GIVEN INFORMATION
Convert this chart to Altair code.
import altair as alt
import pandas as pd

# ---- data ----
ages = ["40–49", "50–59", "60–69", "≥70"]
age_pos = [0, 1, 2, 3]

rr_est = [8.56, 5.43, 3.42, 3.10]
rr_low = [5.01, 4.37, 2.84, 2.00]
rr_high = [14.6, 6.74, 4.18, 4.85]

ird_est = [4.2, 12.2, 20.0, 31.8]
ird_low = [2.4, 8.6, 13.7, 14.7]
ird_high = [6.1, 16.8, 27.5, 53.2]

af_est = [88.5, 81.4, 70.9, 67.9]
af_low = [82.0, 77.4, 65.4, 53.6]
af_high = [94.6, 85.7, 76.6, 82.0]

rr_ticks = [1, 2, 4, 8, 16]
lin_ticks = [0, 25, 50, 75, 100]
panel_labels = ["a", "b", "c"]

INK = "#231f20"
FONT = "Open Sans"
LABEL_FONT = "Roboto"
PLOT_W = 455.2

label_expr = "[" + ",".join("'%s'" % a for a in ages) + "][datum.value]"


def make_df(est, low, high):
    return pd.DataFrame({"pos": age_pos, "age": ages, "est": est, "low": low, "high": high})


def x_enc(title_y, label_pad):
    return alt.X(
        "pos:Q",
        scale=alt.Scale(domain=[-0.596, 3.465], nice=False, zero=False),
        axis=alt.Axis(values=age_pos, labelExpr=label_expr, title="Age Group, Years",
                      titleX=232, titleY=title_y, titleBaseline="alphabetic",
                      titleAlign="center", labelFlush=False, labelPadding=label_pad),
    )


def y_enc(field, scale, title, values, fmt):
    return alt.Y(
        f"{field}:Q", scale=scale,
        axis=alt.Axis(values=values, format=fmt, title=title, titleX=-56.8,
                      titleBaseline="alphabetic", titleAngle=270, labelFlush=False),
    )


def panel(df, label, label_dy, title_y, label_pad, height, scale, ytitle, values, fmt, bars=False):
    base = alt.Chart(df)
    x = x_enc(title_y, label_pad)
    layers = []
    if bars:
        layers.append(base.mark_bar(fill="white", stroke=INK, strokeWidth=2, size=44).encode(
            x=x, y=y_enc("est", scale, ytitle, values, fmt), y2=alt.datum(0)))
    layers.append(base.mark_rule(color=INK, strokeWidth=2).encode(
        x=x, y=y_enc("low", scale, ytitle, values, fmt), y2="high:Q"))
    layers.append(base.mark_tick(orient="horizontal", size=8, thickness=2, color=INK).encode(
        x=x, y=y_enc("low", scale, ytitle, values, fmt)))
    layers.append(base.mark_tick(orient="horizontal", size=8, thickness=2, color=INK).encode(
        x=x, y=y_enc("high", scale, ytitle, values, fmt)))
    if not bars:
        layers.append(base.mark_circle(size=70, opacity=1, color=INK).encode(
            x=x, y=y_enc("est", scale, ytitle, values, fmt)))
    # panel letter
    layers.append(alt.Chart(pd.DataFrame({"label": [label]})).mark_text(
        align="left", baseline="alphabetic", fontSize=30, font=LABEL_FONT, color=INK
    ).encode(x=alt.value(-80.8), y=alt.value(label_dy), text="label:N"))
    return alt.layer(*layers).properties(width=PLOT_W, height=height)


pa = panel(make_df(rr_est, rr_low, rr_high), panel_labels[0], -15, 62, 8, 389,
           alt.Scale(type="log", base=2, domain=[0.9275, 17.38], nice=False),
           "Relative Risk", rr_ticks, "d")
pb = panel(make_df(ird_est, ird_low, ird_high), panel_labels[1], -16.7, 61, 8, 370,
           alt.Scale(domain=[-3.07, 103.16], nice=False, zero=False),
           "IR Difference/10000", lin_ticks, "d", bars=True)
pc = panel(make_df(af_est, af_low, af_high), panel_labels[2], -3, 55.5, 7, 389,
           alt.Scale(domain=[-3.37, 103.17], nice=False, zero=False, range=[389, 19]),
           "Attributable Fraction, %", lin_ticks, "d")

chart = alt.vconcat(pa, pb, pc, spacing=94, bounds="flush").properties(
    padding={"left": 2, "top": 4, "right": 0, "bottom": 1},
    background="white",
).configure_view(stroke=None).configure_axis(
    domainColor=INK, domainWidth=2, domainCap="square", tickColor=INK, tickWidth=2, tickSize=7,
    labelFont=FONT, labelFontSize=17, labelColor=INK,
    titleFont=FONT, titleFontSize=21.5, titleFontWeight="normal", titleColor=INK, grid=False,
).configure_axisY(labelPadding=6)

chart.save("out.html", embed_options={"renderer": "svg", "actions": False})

TASK PROMPT
Restate word for word only the lines running from the beginning of the data to the line holding "af_high = [94.6, 85.7, 76.6, 82.0]", both included.

SOLVED PROBLEM
Convert this chart to Altair code.
import altair as alt
import pandas as pd

# ---- data ----
ages = ["40–49", "50–59", "60–69", "≥70"]
age_pos = [0, 1, 2, 3]

rr_est = [8.56, 5.43, 3.42, 3.10]
rr_low = [5.01, 4.37, 2.84, 2.00]
rr_high = [14.6, 6.74, 4.18, 4.85]

ird_est = [4.2, 12.2, 20.0, 31.8]
ird_low = [2.4, 8.6, 13.7, 14.7]
ird_high = [6.1, 16.8, 27.5, 53.2]

af_est = [88.5, 81.4, 70.9, 67.9]
af_low = [82.0, 77.4, 65.4, 53.6]
af_high = [94.6, 85.7, 76.6, 82.0]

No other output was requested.